■ GIVEN INFORMATION ■

— start —

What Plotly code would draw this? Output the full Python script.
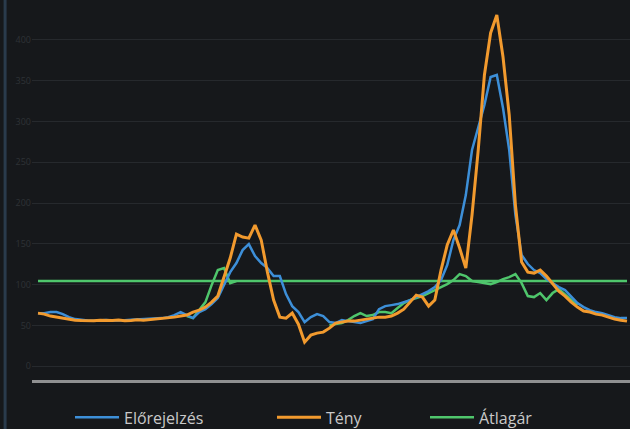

— end —
— start —

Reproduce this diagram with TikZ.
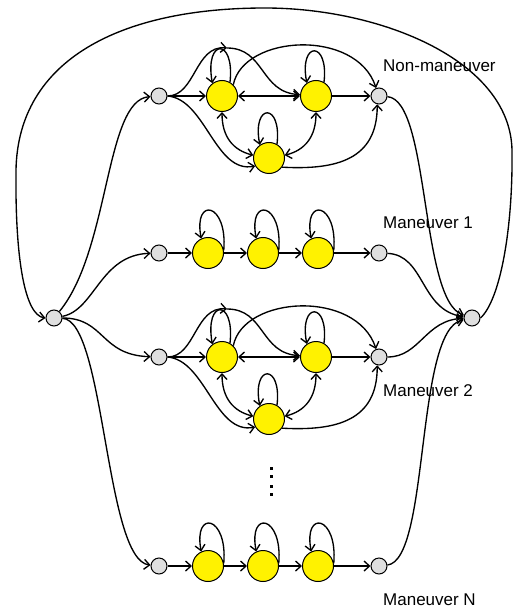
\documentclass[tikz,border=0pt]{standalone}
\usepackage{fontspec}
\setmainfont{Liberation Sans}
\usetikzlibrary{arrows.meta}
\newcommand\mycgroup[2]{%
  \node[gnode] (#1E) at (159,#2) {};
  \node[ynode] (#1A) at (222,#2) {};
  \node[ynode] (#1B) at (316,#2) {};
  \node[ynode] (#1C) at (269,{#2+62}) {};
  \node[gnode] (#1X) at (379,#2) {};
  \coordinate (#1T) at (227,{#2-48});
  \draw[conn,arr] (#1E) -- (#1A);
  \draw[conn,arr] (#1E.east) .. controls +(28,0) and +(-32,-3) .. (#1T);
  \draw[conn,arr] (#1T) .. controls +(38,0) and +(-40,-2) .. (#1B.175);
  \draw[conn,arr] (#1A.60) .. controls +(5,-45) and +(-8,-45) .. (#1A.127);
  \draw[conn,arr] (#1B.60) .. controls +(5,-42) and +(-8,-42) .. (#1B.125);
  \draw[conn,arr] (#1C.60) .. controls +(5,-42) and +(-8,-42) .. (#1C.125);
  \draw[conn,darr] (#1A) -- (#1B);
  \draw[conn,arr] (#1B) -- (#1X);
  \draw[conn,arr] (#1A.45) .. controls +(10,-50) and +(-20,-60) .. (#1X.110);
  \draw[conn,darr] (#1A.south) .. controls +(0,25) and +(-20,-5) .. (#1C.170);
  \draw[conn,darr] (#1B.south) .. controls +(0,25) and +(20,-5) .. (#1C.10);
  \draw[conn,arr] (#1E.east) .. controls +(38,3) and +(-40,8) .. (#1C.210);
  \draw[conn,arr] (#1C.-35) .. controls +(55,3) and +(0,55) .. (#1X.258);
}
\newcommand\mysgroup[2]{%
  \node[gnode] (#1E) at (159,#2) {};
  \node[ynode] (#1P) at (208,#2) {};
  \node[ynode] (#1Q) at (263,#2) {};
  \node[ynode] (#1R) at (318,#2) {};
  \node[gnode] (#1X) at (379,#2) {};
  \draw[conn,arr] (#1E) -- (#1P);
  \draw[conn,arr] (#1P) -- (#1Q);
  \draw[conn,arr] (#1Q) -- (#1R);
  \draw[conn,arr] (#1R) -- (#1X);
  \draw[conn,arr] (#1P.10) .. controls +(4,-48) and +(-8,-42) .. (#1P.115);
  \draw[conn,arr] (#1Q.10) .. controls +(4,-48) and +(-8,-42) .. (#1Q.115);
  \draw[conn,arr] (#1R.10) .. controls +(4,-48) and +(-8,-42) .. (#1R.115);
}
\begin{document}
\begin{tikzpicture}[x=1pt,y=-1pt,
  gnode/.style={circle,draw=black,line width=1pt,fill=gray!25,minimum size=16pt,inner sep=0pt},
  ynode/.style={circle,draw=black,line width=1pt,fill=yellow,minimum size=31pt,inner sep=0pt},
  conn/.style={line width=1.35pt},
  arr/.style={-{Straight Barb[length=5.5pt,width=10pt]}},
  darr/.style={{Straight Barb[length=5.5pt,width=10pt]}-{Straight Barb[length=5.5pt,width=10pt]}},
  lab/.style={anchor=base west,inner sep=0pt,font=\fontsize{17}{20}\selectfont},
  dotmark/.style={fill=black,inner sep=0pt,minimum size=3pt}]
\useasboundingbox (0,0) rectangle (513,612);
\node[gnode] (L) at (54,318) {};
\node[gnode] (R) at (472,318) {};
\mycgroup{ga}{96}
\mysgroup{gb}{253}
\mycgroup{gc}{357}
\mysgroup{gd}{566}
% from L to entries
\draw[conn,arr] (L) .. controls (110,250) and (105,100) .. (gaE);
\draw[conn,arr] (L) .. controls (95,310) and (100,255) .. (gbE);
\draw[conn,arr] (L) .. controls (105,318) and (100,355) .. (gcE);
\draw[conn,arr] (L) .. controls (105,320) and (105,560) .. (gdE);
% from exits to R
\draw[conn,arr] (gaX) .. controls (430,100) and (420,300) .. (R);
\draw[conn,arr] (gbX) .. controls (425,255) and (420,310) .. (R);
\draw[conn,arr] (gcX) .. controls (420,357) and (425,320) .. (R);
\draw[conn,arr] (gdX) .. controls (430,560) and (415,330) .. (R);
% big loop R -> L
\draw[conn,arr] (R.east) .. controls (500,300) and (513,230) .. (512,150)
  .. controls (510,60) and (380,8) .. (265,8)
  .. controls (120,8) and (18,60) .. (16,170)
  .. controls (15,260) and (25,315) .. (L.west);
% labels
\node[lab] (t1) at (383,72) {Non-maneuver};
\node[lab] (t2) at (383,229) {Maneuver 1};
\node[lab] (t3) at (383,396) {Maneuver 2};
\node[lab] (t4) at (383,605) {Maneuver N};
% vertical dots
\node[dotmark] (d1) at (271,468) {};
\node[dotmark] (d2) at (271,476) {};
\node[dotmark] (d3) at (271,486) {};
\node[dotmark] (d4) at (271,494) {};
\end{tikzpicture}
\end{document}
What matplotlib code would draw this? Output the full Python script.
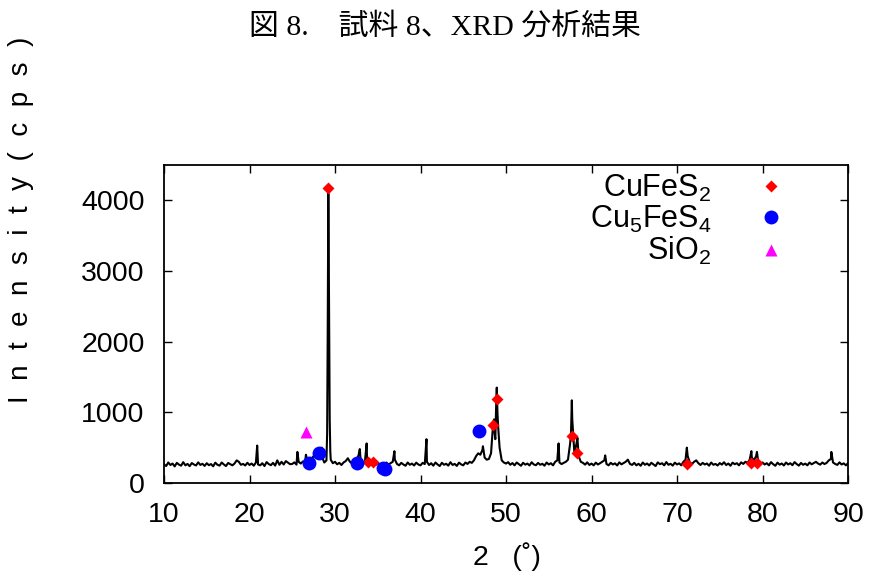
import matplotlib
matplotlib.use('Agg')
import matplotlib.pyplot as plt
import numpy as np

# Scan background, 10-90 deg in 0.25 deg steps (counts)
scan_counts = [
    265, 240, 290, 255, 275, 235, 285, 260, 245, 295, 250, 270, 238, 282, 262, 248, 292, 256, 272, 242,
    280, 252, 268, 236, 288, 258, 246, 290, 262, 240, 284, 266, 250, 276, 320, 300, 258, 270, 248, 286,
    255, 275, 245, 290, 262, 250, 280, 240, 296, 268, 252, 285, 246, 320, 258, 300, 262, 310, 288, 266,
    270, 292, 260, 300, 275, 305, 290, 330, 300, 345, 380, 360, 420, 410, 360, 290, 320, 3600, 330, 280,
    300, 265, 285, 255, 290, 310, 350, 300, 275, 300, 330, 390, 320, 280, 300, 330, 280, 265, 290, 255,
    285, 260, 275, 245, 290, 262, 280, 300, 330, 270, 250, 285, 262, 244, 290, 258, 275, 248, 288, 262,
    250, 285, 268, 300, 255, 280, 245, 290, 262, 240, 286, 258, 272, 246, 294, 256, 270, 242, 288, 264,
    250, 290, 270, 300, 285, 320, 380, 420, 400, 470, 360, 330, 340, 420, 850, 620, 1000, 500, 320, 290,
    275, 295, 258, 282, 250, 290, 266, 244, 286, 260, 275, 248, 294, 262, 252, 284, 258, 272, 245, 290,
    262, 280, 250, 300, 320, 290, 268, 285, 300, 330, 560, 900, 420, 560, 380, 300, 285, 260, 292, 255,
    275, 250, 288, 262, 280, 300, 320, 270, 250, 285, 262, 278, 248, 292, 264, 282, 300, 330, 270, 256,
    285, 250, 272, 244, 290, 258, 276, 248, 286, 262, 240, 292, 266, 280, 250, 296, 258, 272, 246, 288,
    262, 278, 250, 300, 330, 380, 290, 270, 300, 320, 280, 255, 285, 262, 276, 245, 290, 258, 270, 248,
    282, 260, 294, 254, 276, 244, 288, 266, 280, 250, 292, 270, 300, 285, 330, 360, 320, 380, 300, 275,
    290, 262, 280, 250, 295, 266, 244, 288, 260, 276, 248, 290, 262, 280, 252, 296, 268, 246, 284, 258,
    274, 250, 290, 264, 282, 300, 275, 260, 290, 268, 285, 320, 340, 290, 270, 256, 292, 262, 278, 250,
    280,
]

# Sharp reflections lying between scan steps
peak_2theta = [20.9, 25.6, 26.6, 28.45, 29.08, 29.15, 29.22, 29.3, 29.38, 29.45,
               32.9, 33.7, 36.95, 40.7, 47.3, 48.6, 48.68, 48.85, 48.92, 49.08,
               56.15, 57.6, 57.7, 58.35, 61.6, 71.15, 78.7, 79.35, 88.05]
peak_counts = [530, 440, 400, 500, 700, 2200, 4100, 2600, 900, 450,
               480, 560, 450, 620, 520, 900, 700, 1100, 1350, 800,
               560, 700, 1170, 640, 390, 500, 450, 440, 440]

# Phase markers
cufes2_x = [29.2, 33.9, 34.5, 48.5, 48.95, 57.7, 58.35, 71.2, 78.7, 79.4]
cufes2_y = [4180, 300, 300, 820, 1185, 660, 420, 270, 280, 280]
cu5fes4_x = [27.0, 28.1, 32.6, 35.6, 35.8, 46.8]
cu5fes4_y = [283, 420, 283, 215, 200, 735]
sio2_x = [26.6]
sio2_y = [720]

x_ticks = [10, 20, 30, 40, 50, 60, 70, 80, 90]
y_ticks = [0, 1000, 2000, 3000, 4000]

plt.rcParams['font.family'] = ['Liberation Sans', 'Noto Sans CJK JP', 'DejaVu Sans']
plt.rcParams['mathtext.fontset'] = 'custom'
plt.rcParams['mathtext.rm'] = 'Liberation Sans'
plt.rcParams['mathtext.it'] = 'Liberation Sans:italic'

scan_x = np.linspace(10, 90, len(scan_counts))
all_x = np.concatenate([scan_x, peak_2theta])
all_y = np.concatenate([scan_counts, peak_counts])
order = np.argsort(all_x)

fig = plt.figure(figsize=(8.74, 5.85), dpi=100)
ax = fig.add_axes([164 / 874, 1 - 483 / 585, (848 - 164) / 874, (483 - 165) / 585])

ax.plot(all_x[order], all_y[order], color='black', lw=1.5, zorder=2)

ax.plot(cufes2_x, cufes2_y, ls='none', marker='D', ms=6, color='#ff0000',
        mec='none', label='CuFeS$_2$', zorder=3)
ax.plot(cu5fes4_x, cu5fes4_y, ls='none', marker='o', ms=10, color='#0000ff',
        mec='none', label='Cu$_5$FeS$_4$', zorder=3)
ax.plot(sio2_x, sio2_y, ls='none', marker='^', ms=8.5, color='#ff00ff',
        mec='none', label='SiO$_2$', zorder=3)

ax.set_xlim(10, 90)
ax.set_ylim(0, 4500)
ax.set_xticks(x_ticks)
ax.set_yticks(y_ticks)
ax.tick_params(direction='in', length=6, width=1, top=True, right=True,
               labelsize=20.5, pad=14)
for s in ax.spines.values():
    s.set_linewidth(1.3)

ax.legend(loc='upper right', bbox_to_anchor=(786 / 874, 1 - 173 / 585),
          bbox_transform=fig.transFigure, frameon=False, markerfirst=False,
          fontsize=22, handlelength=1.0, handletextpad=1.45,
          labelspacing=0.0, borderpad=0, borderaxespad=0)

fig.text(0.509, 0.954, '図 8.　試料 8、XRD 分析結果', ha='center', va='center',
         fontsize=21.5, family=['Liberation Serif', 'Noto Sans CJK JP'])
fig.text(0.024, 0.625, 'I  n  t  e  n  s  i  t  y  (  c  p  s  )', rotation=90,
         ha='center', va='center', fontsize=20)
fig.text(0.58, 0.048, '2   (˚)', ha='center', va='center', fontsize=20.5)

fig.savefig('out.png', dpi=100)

— end —

Repeat exactly, and only, the lines from the one containing "What matplotlib code" through the one containing "import numpy as np", both included, without the pictures.

What matplotlib code would draw this? Output the full Python script.
import matplotlib
matplotlib.use('Agg')
import matplotlib.pyplot as plt
import numpy as np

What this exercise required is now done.